Crime, Insurgency, Law & Justice

Shining Path rebels attack military base in VRAE, two soldiers left wounded

At least two soldiers were wounded Monday in an attack apparently led by Shining Path guerrillas against a counterinsurgency military base in Peru’s isolated Apurímac and Ene River Valleys, or VRAE.

According to daily El Comercio, an undetermined number of guerrillas positioned in the surrounding hills opened fired on the military base at approximately 8:00 AM.

Corporal Rusbel Andrade Mozombite was shot in the arm and right leg, and private Juan Daniel Tapúllima Salas took a bullet in the back. Both are now in stable condition, and will soon be evacuated from the VRAE to Lima’s Military Hospital.

The Shining Path has been largely dormant since 2000. The once 10,000-strong Maoist rebel group nearly brought Peru’s government to its knees during the 1980s with car bombings, assassinations and brazen attacks on police and military outposts.

Although the group lost momentum following the 1992 capture of its founder Abimael Guzman – who is serving life in a naval prison – sporadic Shining Path attacks still claim lives every year.

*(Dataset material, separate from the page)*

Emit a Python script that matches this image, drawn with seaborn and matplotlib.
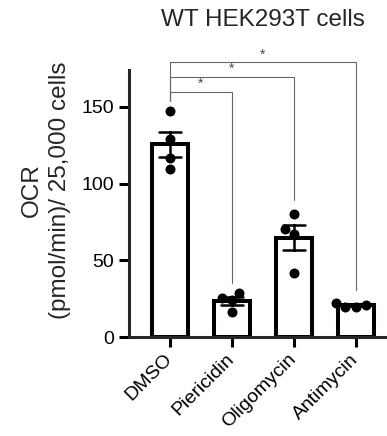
import matplotlib
matplotlib.use("Agg")
import matplotlib.pyplot as plt
import seaborn as sns
import pandas as pd
import numpy as np

# data
groups = ["DMSO", "Piericidin", "Oligomycin", "Antimycin"]
dmso = [147.0, 129.0, 116.7, 109.5]
piericidin = [28.5, 24.0, 25.4, 16.5]
oligomycin = [80.2, 70.4, 66.9, 41.5]
antimycin = [19.8, 22.4, 19.6, 20.9]

# significance brackets: (group a, group b), bracket level, right drop, left drop
bracket_pairs = [(0, 1), (0, 2), (0, 3)]
bracket_levels = [159.8, 169.6, 179.0]
bracket_right_ends = [35.0, 89.0, 30.6]
bracket_left_end = 154.0

df = pd.DataFrame({
    "group": np.repeat(groups, 4),
    "ocr": dmso + piericidin + oligomycin + antimycin,
})

sns.set_style("ticks")
plt.rcParams["font.family"] = ["Liberation Sans", "DejaVu Sans"]

fig = plt.figure(figsize=(3.87, 4.36), dpi=100)
ax = fig.add_axes([0.333, 0.227, 0.667, 0.6124])

sns.barplot(data=df, x="group", y="ocr", order=groups, ax=ax,
            color="white", edgecolor="black", linewidth=2.9, width=0.58,
            errorbar="se", capsize=0.36,
            err_kws={"color": "black", "linewidth": 1.8})
sns.swarmplot(data=df, x="group", y="ocr", order=groups, ax=ax,
              color="black", size=7.2, zorder=5)

ax.set_ylim(0, 174)
ax.set_xlim(-0.66, 3.5)
ax.set_yticks([0, 50, 100, 150])
sns.despine(ax=ax)
for side in ["left", "bottom"]:
    ax.spines[side].set_linewidth(2.2)
ax.tick_params(axis="both", width=2.2, length=7, labelsize=14, colors="black")
ax.set_xlabel("")
ax.set_ylabel("OCR\n(pmol/min)/ 25,000 cells", fontsize=17.5, linespacing=1.35)
ax.yaxis.set_label_coords(-0.225, 0.55)
plt.setp(ax.get_xticklabels(), rotation=45, ha="right", va="center",
         rotation_mode="anchor")
for lbl in ax.get_xticklabels():
    lbl.set_y(-0.02)

# brackets
for (a, b), lvl, rend in zip(bracket_pairs, bracket_levels, bracket_right_ends):
    ax.plot([a, a, b, b], [bracket_left_end, lvl, lvl, rend],
            color="0.4", linewidth=0.8, clip_on=False, zorder=1)
    ax.text((a + b) / 2, lvl + 0.5, "*", ha="center", va="bottom",
            fontsize=10, color="0.3")

fig.text(0.68, 0.955, "WT HEK293T cells", ha="center", va="center",
         fontsize=17.5)

fig.savefig("out.png", dpi=100)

The recent spike in deadly attacks is largely attributed to a fresh offensive by the Peruvian military, launched last August by Peru President Alan García.

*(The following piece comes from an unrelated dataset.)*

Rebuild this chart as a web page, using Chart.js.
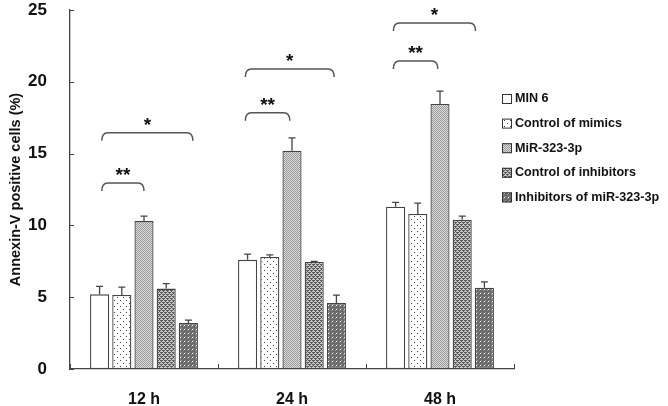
<!DOCTYPE html>
<html>
<head>
<meta charset="utf-8">
<script src="https://cdn.jsdelivr.net/npm/chart.js@4/dist/chart.umd.min.js"></script>
<style>
  body { margin: 0; background: #fff; }
  #chart { display: block; }
</style>
</head>
<body>
<canvas id="chart" width="668" height="406"></canvas>
<script>
// ======== Data ========
const categories = ['12 h', '24 h', '48 h'];
const seriesNames = ['MIN 6', 'Control of mimics', 'MiR-323-3p', 'Control of inhibitors', 'Inhibitors of miR-323-3p'];

const min6 = [5.2, 7.6, 11.3];
const min6Err = [0.55, 0.4, 0.3];
const ctrlMimics = [5.15, 7.8, 10.8];
const ctrlMimicsErr = [0.55, 0.15, 0.75];
const mir323 = [10.3, 15.2, 18.45];
const mir323Err = [0.35, 0.9, 0.9];
const ctrlInhib = [5.6, 7.45, 10.4];
const ctrlInhibErr = [0.35, 0.05, 0.25];
const inhib = [3.2, 4.6, 5.65];
const inhibErr = [0.2, 0.55, 0.42];

const yTicks = [0, 5, 10, 15, 20, 25];

// significance brackets: category, from/to bar index, level, label
const bracketCat = [0, 0, 1, 1, 2, 2];
const bracketFrom = [0.1, 0.1, -0.1, -0.1, -0.1, -0.1];
const bracketTo = [2.0, 4.2, 1.9, 3.9, 1.9, 3.6];
const bracketLevel = [12.95, 16.45, 17.85, 20.9, 21.45, 24.1];
const bracketLabel = ['**', '*', '**', '*', '**', '*'];

const FONT = '"Liberation Sans", Arial, sans-serif';
const INK = '#444';

// ======== Patterns ========
function makePattern(size, draw) {
  const c = document.createElement('canvas');
  c.width = size; c.height = size;
  const g = c.getContext('2d');
  draw(g);
  return document.createElement('canvas').getContext('2d').createPattern(c, 'repeat');
}

const patterns = [
  '#ffffff',
  makePattern(6, g => {
    g.fillStyle = '#fff'; g.fillRect(0, 0, 6, 6);
    g.fillStyle = '#444';
    g.fillRect(0, 0, 1, 1); g.fillRect(3, 3, 1, 1);
  }),
  makePattern(2, g => {
    g.fillStyle = '#dcdcdc'; g.fillRect(0, 0, 2, 2);
    g.fillStyle = '#9a9a9a'; g.fillRect(0, 0, 1, 1); g.fillRect(1, 1, 1, 1);
  }),
  makePattern(4, g => {
    g.fillStyle = '#c8c8c8'; g.fillRect(0, 0, 4, 4);
    g.fillStyle = '#5a5a5a';
    g.fillRect(0, 0, 2, 1); g.fillRect(2, 2, 2, 1);
    g.fillRect(1, 1, 1, 1); g.fillRect(3, 3, 1, 1);
    g.fillRect(0, 2, 1, 1); g.fillRect(2, 0, 1, 1);
  }),
  makePattern(4, g => {
    g.fillStyle = '#6a6a6a'; g.fillRect(0, 0, 4, 4);
    g.fillStyle = '#9a9a9a'; g.fillRect(1, 0, 1, 1); g.fillRect(3, 2, 1, 1);
    g.fillStyle = '#ffffff'; g.fillRect(0, 1, 1, 1);
  })
];

const values = [min6, ctrlMimics, mir323, ctrlInhib, inhib];
const errors = [min6Err, ctrlMimicsErr, mir323Err, ctrlInhibErr, inhibErr];

// ======== Plugins ========
const errorBars = {
  id: 'errorBars',
  afterDatasetsDraw(chart) {
    const y = chart.scales.y;
    const c = chart.ctx;
    c.save();
    c.strokeStyle = INK;
    c.lineWidth = 1.3;
    chart.data.datasets.forEach((ds, i) => {
      chart.getDatasetMeta(i).data.forEach((bar, j) => {
        const top = y.getPixelForValue(ds.data[j] + errors[i][j]);
        c.beginPath();
        c.moveTo(bar.x, bar.y);
        c.lineTo(bar.x, top);
        c.moveTo(bar.x - 3.5, top);
        c.lineTo(bar.x + 3.5, top);
        c.stroke();
      });
    });
    c.restore();
  }
};

function barX(chart, cat, pos) {
  const i = Math.max(0, Math.min(3, Math.floor(pos)));
  const a = chart.getDatasetMeta(i).data[cat].x;
  const b = chart.getDatasetMeta(i + 1).data[cat].x;
  return a + (b - a) * (pos - i);
}

const extras = {
  id: 'extras',
  afterDraw(chart) {
    const c = chart.ctx;
    const y = chart.scales.y;
    const area = chart.chartArea;
    c.save();

    // inward ticks
    c.strokeStyle = INK;
    c.lineWidth = 1;
    yTicks.forEach(v => {
      const py = Math.round(y.getPixelForValue(v)) + 0.5;
      c.beginPath(); c.moveTo(area.left, py); c.lineTo(area.left + 4, py); c.stroke();
    });
    for (let k = 0; k <= categories.length; k++) {
      const px = Math.round(area.left + (area.right - area.left) * k / categories.length) + 0.5;
      c.beginPath(); c.moveTo(px, area.bottom); c.lineTo(px, area.bottom - 5); c.stroke();
    }

    // brackets
    c.strokeStyle = '#555';
    c.lineWidth = 1.5;
    c.fillStyle = '#111';
    c.textAlign = 'center';
    c.textBaseline = 'middle';
    c.font = 'bold 19px ' + FONT;
    bracketCat.forEach((cat, k) => {
      const x1 = barX(chart, cat, bracketFrom[k]);
      const x2 = barX(chart, cat, bracketTo[k]);
      const py = y.getPixelForValue(bracketLevel[k]);
      const r = 6;
      c.beginPath();
      c.moveTo(x1, py + 8);
      c.quadraticCurveTo(x1, py, x1 + r, py);
      c.lineTo(x2 - r, py);
      c.quadraticCurveTo(x2, py, x2, py + 8);
      c.stroke();
      c.fillText(bracketLabel[k], (x1 + x2) / 2, py - 7);
    });

    // legend
    c.font = 'bold 12.6px ' + FONT;
    c.textAlign = 'left';
    c.textBaseline = 'middle';
    c.lineWidth = 1;
    seriesNames.forEach((name, i) => {
      const cy = 99 + i * 24.6;
      c.fillStyle = patterns[i];
      c.fillRect(502, cy - 5, 10, 10);
      c.strokeStyle = '#333';
      c.strokeRect(502.5, cy - 4.5, 9, 9);
      c.fillStyle = '#111';
      c.fillText(name, 515, cy);
    });
    c.restore();
  }
};

// ======== Chart ========
new Chart(document.getElementById('chart'), {
  type: 'bar',
  data: {
    labels: categories,
    datasets: seriesNames.map((name, i) => ({
      label: name,
      data: values[i],
      backgroundColor: patterns[i],
      borderColor: INK,
      borderWidth: 1.3,
      borderSkipped: false,
      categoryPercentage: 0.75,
      barPercentage: 0.86
    }))
  },
  options: {
    responsive: false,
    animation: false,
    layout: { padding: { left: 0, right: 154, top: 10, bottom: 0 } },
    plugins: { legend: { display: false }, tooltip: { enabled: false } },
    scales: {
      x: {
        grid: { display: false },
        border: { color: INK, width: 1.3 },
        ticks: { color: '#111', font: { family: FONT, size: 16, weight: 'bold' }, padding: 13 },
        afterFit(s) { s.height = 37; s.paddingLeft = 0; s.paddingRight = 0; }
      },
      y: {
        min: 0,
        max: 25,
        grid: { display: false },
        border: { color: INK, width: 1.3 },
        afterBuildTicks(s) { s.ticks = yTicks.map(v => ({ value: v })); },
        ticks: { color: '#111', font: { family: FONT, size: 17, weight: 'bold' }, padding: 15 },
        title: {
          display: true,
          text: 'Annexin-V positive cells (%)',
          color: '#111',
          font: { family: FONT, size: 14.5, weight: 'bold' },
          padding: { top: 7, bottom: 0 }
        },
        afterFit(s) { s.width = 70; s.paddingTop = 0; s.paddingBottom = 0; }
      }
    }
  },
  plugins: [errorBars, extras]
});
</script>
</body>
</html>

The VRAE is located at the confluent river borders separating the rural departments of Ayacucho, Cusco and Apurímac. The zone is a hotbed for drug traffickers and their hired guns — mostly remnants of the Maoist Shining Path insurgency — who regularly carry out deadly roadside ambushes against police and assassinate local officials in retaliation for raids on cocaine processing labs.